I think it best describes those parts
It was done on purpose before the $5.00 a day wage. The worker said, "No bread, no thread".
Maybe their only die, broke.
I know that many of the NOS front wheel ball bearing cups are oversize and don't follow the print. I suspect some boxes of rejects somehow found their way out of the scrap pile into a parts stash. It's been so long now since they were made, who knows what their provenance is?
I bought 6 aftermarket demountable-rim wheels from Charley Shaver for the car I'm currently building. Charley said he thought one of them was NOS. After getting them to my shop and working on them a while, I discovered that two of them are NOS. And I discovered why. Here's one sanded and ready for primer and paint.
You can see in the low-angle shot that the spokes are dished, for use as a front wheel.

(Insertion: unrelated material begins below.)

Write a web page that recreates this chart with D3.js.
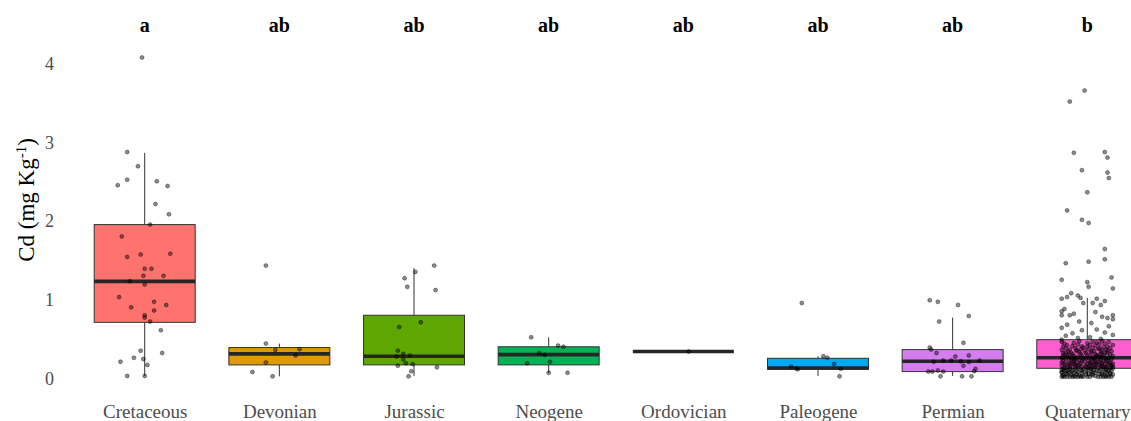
<!DOCTYPE html>
<html><head><meta charset="utf-8">
<script src="https://cdn.jsdelivr.net/npm/d3@7/dist/d3.min.js"></script>
<style>body{margin:0;background:#fff}svg{display:block}</style>
</head><body><svg id="c" width="1131" height="421"></svg>
<script>
const categories = ["Cretaceous","Devonian","Jurassic","Neogene","Ordovician","Paleogene","Permian","Quaternary"];
const letters = ["a","ab","ab","ab","ab","ab","ab","b"];
const colors = ["#FF736E","#E09A00","#5DA700","#00B455","#00BFC4","#00A9F4","#D57CF0","#FF5ED0"];
const yTicks = [0,1,2,3,4];
// box statistics
const whiskerLo = [0.03,0.025,0.03,0.07,0.34,0.03,0.03,0.02];
const q1        = [0.71,0.17,0.17,0.17,0.34,0.114,0.085,0.127];
const median    = [1.23,0.31,0.28,0.30,0.34,0.13,0.216,0.26];
const q3        = [1.95,0.39,0.80,0.40,0.34,0.254,0.364,0.49];
const whiskerHi = [2.86,0.44,1.40,0.52,0.34,0.28,0.77,1.02];
// observations: [Cd value, horizontal jitter in % of category step]
const cretaceous = [[4.07,-2],[2.87,-13],[2.69,-5],[2.52,-13],[2.45,-20],[2.50,9],[2.44,17],[2.21,8],[2.08,18],[1.95,4],[1.80,-17],[1.58,19],[1.57,-3],[1.54,-13],[1.39,0],[1.39,5],[1.30,-1],[1.30,14],[1.23,-11],[1.19,0],[1.03,-19],[0.97,7],[0.93,16],[0.90,-10],[0.86,7],[0.80,0],[0.77,0],[0.72,4],[0.61,12],[0.35,-3],[0.32,13],[0.26,-8],[0.245,-1],[0.21,-18],[0.17,2],[0.03,-13],[0.03,0]];
const devonian = [[1.43,-10],[0.44,-10],[0.36,-3],[0.37,15],[0.29,12],[0.20,-10],[0.08,-20],[0.025,-5]];
const jurassic = [[1.43,15],[1.35,1],[1.27,-7],[1.16,-5],[1.12,16],[0.71,5],[0.65,-11],[0.35,-12],[0.31,-8],[0.275,-13],[0.29,-3],[0.24,-8],[0.19,-6],[0.16,-12],[0.18,-1],[0.14,17],[0.09,-2],[0.025,-4]];
const neogene = [[0.52,-13],[0.415,7],[0.40,11],[0.32,-7],[0.30,-3],[0.19,-16],[0.21,1],[0.07,0],[0.07,14]];
const ordovician = [[0.34,4]];
const paleogene = [[0.955,-12],[0.28,4],[0.26,7],[0.18,12],[0.15,-20],[0.114,-15],[0.125,-16],[0.12,17],[0.025,16]];
const permian = [[0.99,-17],[0.97,-11],[0.93,4],[0.79,12],[0.72,-10],[0.45,8],[0.39,-17],[0.365,-16],[0.32,-12],[0.275,2],[0.29,12],[0.21,-14],[0.225,-7],[0.225,-1],[0.216,6],[0.207,12],[0.225,20],[0.16,8],[0.12,17],[0.09,16],[0.085,-18],[0.085,-15],[0.10,-11],[0.085,-7],[0.025,-9],[0.025,7],[0.025,14]];
const quaternary = [[3.65,-2],[3.51,-13],[2.86,-10],[2.87,13],[2.80,15],[2.64,-4],[2.61,15],[2.54,16],[2.36,0],[2.13,-15],[2.01,-4],[1.97,1],[1.64,13],[1.51,13],[1.46,-16],[1.48,1],[1.28,18],[1.25,-19],[1.22,0],[1.16,1],[1.14,19],[1.08,-12],[1.05,-7],[1.03,-15],[1.02,-5],[1.01,7],[1.01,-19],[0.98,13],[0.955,-3],[0.955,4],[0.93,10],[0.88,-17],[0.85,-19],[0.84,6],[0.82,-10],[0.80,-13],[0.80,-19],[0.80,19],[0.78,11],[0.765,15],[0.75,19],[0.72,-6],[0.70,3],[0.68,-15],[0.66,16],[0.64,-19],[0.62,7],[0.61,-4],[0.58,13],[0.57,-11],[0.55,19],[0.54,-16],[0.52,2],[0.51,-7],[0.50,10],[0.49,-19],
[0.02,-19],[0.02,-17],[0.02,-15],[0.02,-13],[0.02,-11],[0.02,-9],[0.02,-7],[0.02,-5],[0.02,-3],[0.02,0],[0.02,2],[0.02,8],[0.02,10],[0.02,12],[0.02,14],[0.02,16],[0.02,18],
[0.04,-18],[0.045,-12],[0.035,-6],[0.05,-1],[0.04,4],[0.055,9],[0.038,15],[0.047,19],
[0.06,-16],[0.065,-10],[0.07,-4],[0.058,1],[0.072,6],[0.063,11],[0.068,17],
[0.08,-19],[0.085,-14],[0.09,-8],[0.078,-2],[0.088,3],[0.095,7],[0.082,13],[0.092,18],
[0.1,-17],[0.105,-11],[0.11,-5],[0.098,0],[0.108,5],[0.115,10],[0.102,16],
[0.12,-18],[0.125,-13],[0.13,-7],[0.118,-3],[0.128,2],[0.135,8],[0.122,12],[0.132,17],[0.126,19],
[0.14,-15],[0.145,-9],[0.15,-4],[0.138,1],[0.148,6],[0.155,11],[0.142,14],[0.152,18],
[0.16,-19],[0.165,-12],[0.17,-6],[0.158,-1],[0.168,4],[0.175,9],[0.162,15],
[0.18,-17],[0.185,-10],[0.19,-5],[0.178,0],[0.188,3],[0.195,7],[0.182,13],[0.192,16],[0.186,19],
[0.2,-14],[0.205,-8],[0.21,-2],[0.198,2],[0.208,6],[0.215,12],[0.202,17],
[0.22,-18],[0.225,-11],[0.23,-6],[0.218,1],[0.228,5],[0.235,10],[0.222,15],
[0.24,-16],[0.245,-9],[0.25,-3],[0.238,3],[0.248,8],[0.255,14],[0.242,18],
[0.26,-19],[0.265,-13],[0.27,-7],[0.258,-1],[0.268,4],[0.275,9],[0.262,16],
[0.28,-15],[0.285,-10],[0.29,-4],[0.278,2],[0.288,7],[0.295,12],[0.282,19],
[0.3,-17],[0.305,-11],[0.31,-5],[0.298,0],[0.308,6],[0.315,13],[0.302,17],
[0.32,-18],[0.325,-12],[0.33,-6],[0.328,3],[0.335,10],[0.322,15],
[0.34,-14],[0.345,-8],[0.35,-2],[0.348,5],[0.355,11],[0.342,18],
[0.36,-19],[0.365,-13],[0.37,-5],[0.368,1],[0.375,8],[0.362,14],
[0.38,-16],[0.385,-9],[0.39,-3],[0.388,4],[0.395,12],[0.382,17],
[0.4,-18],[0.41,-11],[0.405,-4],[0.415,6],[0.402,15],
[0.42,-15],[0.43,-7],[0.425,2],[0.435,9],[0.422,19],
[0.44,-17],[0.45,-10],[0.445,0],[0.455,7],[0.442,13],
[0.46,-19],[0.47,-6],[0.465,4],[0.475,11],[0.462,16],
[0.03,-18],[0.03,-10],[0.03,-4],[0.03,6],[0.03,13],[0.05,-15],[0.05,-8],[0.05,3],[0.05,11],[0.05,17],
[0.07,-19],[0.07,-13],[0.075,-7],[0.07,4],[0.075,14],[0.09,-16],[0.09,-11],[0.095,-4],[0.09,9],[0.1,15],
[0.11,-19],[0.11,-14],[0.12,-9],[0.115,3],[0.12,14],[0.13,-17],[0.135,-1],[0.14,5],[0.14,12],[0.145,19],
[0.15,-13],[0.155,-7],[0.16,2],[0.16,10],[0.165,18],[0.17,-16],[0.175,-9],[0.18,6],[0.19,11],[0.19,-13],
[0.2,-19],[0.21,-10],[0.21,9],[0.22,-4],[0.23,14],[0.24,-12],[0.25,5],[0.26,-9],[0.27,11],[0.28,-18],
[0.29,7],[0.3,-14],[0.31,10],[0.32,-1],[0.33,-16],[0.34,3],[0.35,15],[0.36,-8],[0.38,9],[0.4,0]];
const observations = [cretaceous,devonian,jurassic,neogene,ordovician,paleogene,permian,quaternary];

const svg = d3.select("#c");
const x = d3.scalePoint().domain(categories).range([144.7, 1087.3]);
const step = x.step();
const boxW = step * 0.75;
const y = d3.scaleLinear().domain([0, 4]).range([378.3, 63]);
const serif = '"Liberation Serif", "Times New Roman", serif';

// y axis tick labels (no axis line / ticks)
const yAxis = d3.axisLeft(y).tickValues(yTicks).tickSize(0).tickPadding(0).tickFormat(d3.format("d"));
const yg = svg.append("g").attr("transform","translate(54,0)").call(yAxis);
yg.attr("font-family", null).attr("font-size", null);
yg.select(".domain").remove();
yg.selectAll("text").style("font-family",serif).style("font-size","18px").attr("fill","#4d4d4d").attr("dy","0.35em");

// x axis labels
const xAxis = d3.axisBottom(x).tickSize(0).tickPadding(0);
const xg = svg.append("g").attr("transform","translate(0,404)").call(xAxis);
xg.attr("font-family", null).attr("font-size", null);
xg.select(".domain").remove();
xg.selectAll("text").style("font-family",serif).style("font-size","19px").attr("fill","#4d4d4d").attr("dy","0.71em");

// y title
svg.append("text").attr("transform","translate(34,200) rotate(-90)").attr("text-anchor","middle")
  .style("font-family",serif).style("font-size","23px").attr("fill","#000")
  .html('Cd (mg Kg<tspan dy="-8" font-size="15">-1</tspan><tspan dy="8">)</tspan>');

// significance letters
svg.append("g").selectAll("text").data(categories).join("text")
  .attr("x", d => x(d)).attr("y", 32).attr("text-anchor","middle")
  .style("font-family",serif).style("font-weight","bold").style("font-size","20px").attr("fill","#000")
  .text((d,i) => letters[i]);

// boxes
const boxes = svg.append("g").selectAll("g").data(categories).join("g");
boxes.append("line")
  .attr("x1", d => x(d)).attr("x2", d => x(d))
  .attr("y1", (d,i) => y(whiskerHi[i])).attr("y2", (d,i) => y(q3[i]))
  .attr("stroke","#333").attr("stroke-width",1);
boxes.append("line")
  .attr("x1", d => x(d)).attr("x2", d => x(d))
  .attr("y1", (d,i) => y(q1[i])).attr("y2", (d,i) => y(whiskerLo[i]))
  .attr("stroke","#333").attr("stroke-width",1);
boxes.append("rect")
  .attr("x", d => x(d) - boxW/2).attr("width", boxW)
  .attr("y", (d,i) => y(q3[i])).attr("height", (d,i) => y(q1[i]) - y(q3[i]))
  .attr("fill", (d,i) => colors[i]).attr("stroke","#333").attr("stroke-width",1);
boxes.append("line")
  .attr("x1", d => x(d) - boxW/2).attr("x2", d => x(d) + boxW/2)
  .attr("y1", (d,i) => y(median[i])).attr("y2", (d,i) => y(median[i]))
  .attr("stroke","#262626").attr("stroke-width",3.6);

// jittered points
const pts = [];
observations.forEach((arr,i) => arr.forEach(([v,j]) => pts.push({c:categories[i], v, j})));
svg.append("g").selectAll("circle").data(pts).join("circle")
  .attr("cx", d => x(d.c) + d.j/100*step)
  .attr("cy", d => y(d.v))
  .attr("r", 2)
  .attr("fill","rgba(0,0,0,0.45)")
  .attr("stroke","rgba(0,0,0,0.5)").attr("stroke-width",0.7);
</script></body></html>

You can also see the "felloe band" around the outside of the felloe. (I don't know its proper name, but that's what I'll call it.) It has one edge turned up to hold the inside of the rim, while the lugs and their nuts hold the rim on the outside. (Didja ever wonder where the name "lug nuts" came from for those parts on our modern cars? )
What I discovered about the NOS wheels is that whoever assembled them had put the felloe bands on backward. The dish in the spokes must go to the outside of the car, and the turned up edge of the fellow bands was to the outside as well. It'd be hard to get the rims on like that! I suspect that when that was noticed back then, they were just tossed aside.
So I had to drill out the parts holding the bands to the felloes, press them off (they were tight!), turn them around, and re-install them. It was a lot of work, but we have two brand-new 90-year-old wheels!